Brain activity in rectosigmoid pain: unravelling conditioning pain modulatory pathways

Abstract

Objective: Conditioning Pain Modulation (CPM) represents the various descending inhibitory mechanisms induced by a heterotopic noxious stimulation (previously termed DNIC). CPM-induced modulations in brain activity have not previously been investigated to visceral pain. Hence the aims were to assess the role of CPM in terms of: (1) psychophysics, (2) alterations in topography and amplitudes of evoked brain potentials and (3) modelling the brain activity.

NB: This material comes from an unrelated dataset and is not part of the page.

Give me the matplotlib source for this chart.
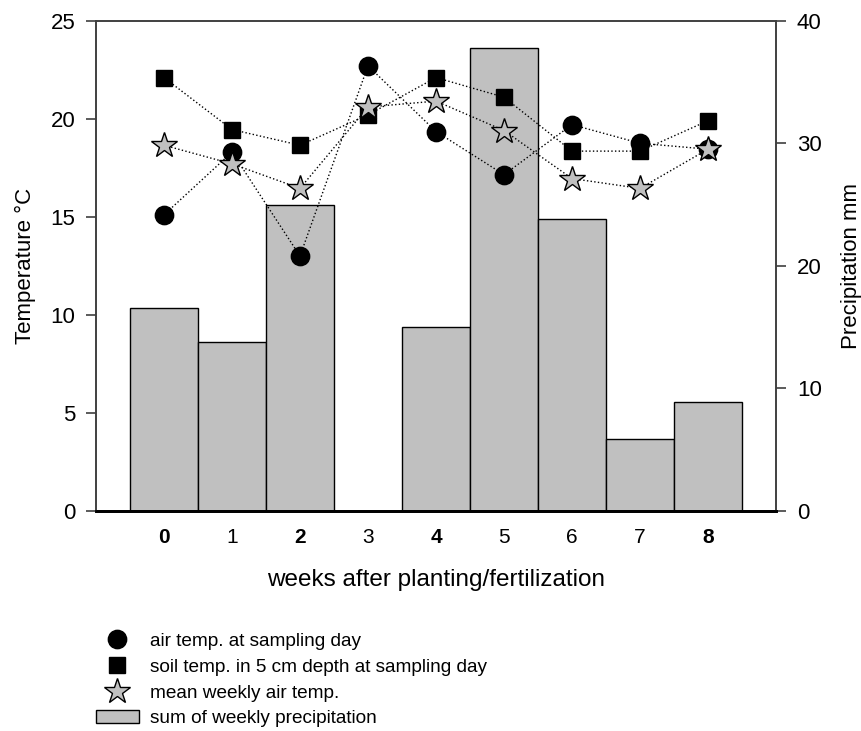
import matplotlib
matplotlib.use("Agg")
import matplotlib.pyplot as plt

weeks = [0, 1, 2, 3, 4, 5, 6, 7, 8]
week_labels = ["0", "1", "2", "3", "4", "5", "6", "7", "8"]
bold_weeks = [0, 2, 4, 8]

air_temp_sampling = [15.1, 18.3, 13.0, 22.7, 19.35, 17.15, 19.7, 18.75, 18.45]
soil_temp_5cm = [22.1, 19.45, 18.65, 20.2, 22.1, 21.1, 18.35, 18.35, 19.9]
mean_weekly_air = [18.65, 17.7, 16.45, 20.6, 20.9, 19.4, 16.95, 16.45, 18.45]
weekly_precip = [16.6, 13.8, 25.0, 0.0, 15.0, 37.8, 23.8, 5.9, 8.9]

plt.rcParams["font.family"] = ["Liberation Sans", "DejaVu Sans"]
spine_col = "#404040"

fig = plt.figure(figsize=(8.62, 7.31), dpi=100)
ax = fig.add_axes([96 / 862, 1 - 511 / 731, 680 / 862, 490.3 / 731])
ax2 = ax.twinx()

# precipitation bars on the right-hand axis, kept behind the temperature series
bars = ax2.bar(weeks, weekly_precip, width=1.0, color="#c0c0c0",
               edgecolor="black", linewidth=1.0,
               label="sum of weekly precipitation", zorder=1)
ax.set_zorder(ax2.get_zorder() + 1)
ax.patch.set_visible(False)

line_kw = dict(color="black", linestyle=":", linewidth=1.0, zorder=2)
ax.plot(weeks, air_temp_sampling, **line_kw)
ax.plot(weeks, soil_temp_5cm, **line_kw)
ax.plot(weeks, mean_weekly_air, **line_kw)

h_air, = ax.plot(weeks, air_temp_sampling, linestyle="none", marker="o",
                 markersize=13.2, color="black", zorder=3,
                 label="air temp. at sampling day")
h_soil, = ax.plot(weeks, soil_temp_5cm, linestyle="none", marker="s",
                  markersize=12, color="black", zorder=4,
                  label="soil temp. in 5 cm depth at sampling day")
h_mean, = ax.plot(weeks, mean_weekly_air, linestyle="none", marker="*",
                  markersize=19, markerfacecolor="#c0c0c0",
                  markeredgecolor="black", markeredgewidth=1.0, zorder=5,
                  label="mean weekly air temp.")

ax.set_xlim(-1, 9)
ax.set_ylim(0, 25)
ax2.set_ylim(0, 40)
ax.set_yticks([0, 5, 10, 15, 20, 25])
ax2.set_yticks([0, 10, 20, 30, 40])

ax.set_xticks(weeks)
ax.set_xticklabels(week_labels)
for wk, lab in zip(weeks, ax.get_xticklabels()):
    lab.set_fontsize(15)
    if wk in bold_weeks:
        lab.set_fontweight("bold")
ax.tick_params(axis="x", length=0, pad=12)
ax.tick_params(axis="y", length=7, width=1.2, color=spine_col,
               labelsize=16, pad=8)
ax2.tick_params(axis="y", length=7, width=1.2, color=spine_col,
                labelsize=16, pad=8)

for a in (ax, ax2):
    for s in a.spines.values():
        s.set_color(spine_col)
        s.set_linewidth(1.2)
    a.spines["bottom"].set_color("black")
    a.spines["bottom"].set_linewidth(2.0)

ax.set_ylabel("Temperature °C", fontsize=16, labelpad=10)
ax2.set_ylabel("Precipitation mm", fontsize=16, labelpad=14)
ax.set_xlabel("weeks after planting/fertilization", fontsize=17.5,
              labelpad=16)

fig.legend(handles=[h_air, h_soil, h_mean, bars[0]],
           labels=["air temp. at sampling day",
                   "soil temp. in 5 cm depth at sampling day",
                   "mean weekly air temp.",
                   "sum of weekly precipitation"],
           loc="upper left", bbox_to_anchor=(86 / 862, 1 - 623 / 731),
           frameon=False, fontsize=13.7, handlelength=2.3, handleheight=0.7,
           handletextpad=0.55, labelspacing=0.45, borderpad=0)

fig.savefig("out.png", dpi=100)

Methods: Fifteen healthy volunteers were stimulated electrically in the rectosigmoid, and 64-channel brain activity was recorded two times before (reproducibility), during and after induction of CPM by immersing the non-dominant hand into water at 2°C for 180 s (cold pressor).

Results: During CPM pain scores were reduced in comparison to baseline (P ≤ 0.001), which corresponds to 30% pain attenuation. In comparison to baseline significant differences in bipolar EEG topography were seen during CPM, where N2 moved from central to frontal activity (P<0.001), and peak-to-peak amplitude of the central N2-P2 complex measured at the Fz-electrode was enhanced (P=0.04). Furthermore, dipolar source modelling showed an anterior shift of the mid-line cingulate dipole (P=0.004) and a caudo-posterior shift of the insular dipole (P=0.01) during CPM.

Conclusions: A visceral platform was established to reliably assess the role of CPM, which for the first time demonstrated dynamic changes in cortical processing of visceral pain before, during and after CPM induction.

Significance: The model provides a unique approach to study basic pain and pharmacological intervention in healthy volunteers as well as in patients with dysfunctional pain inhibition.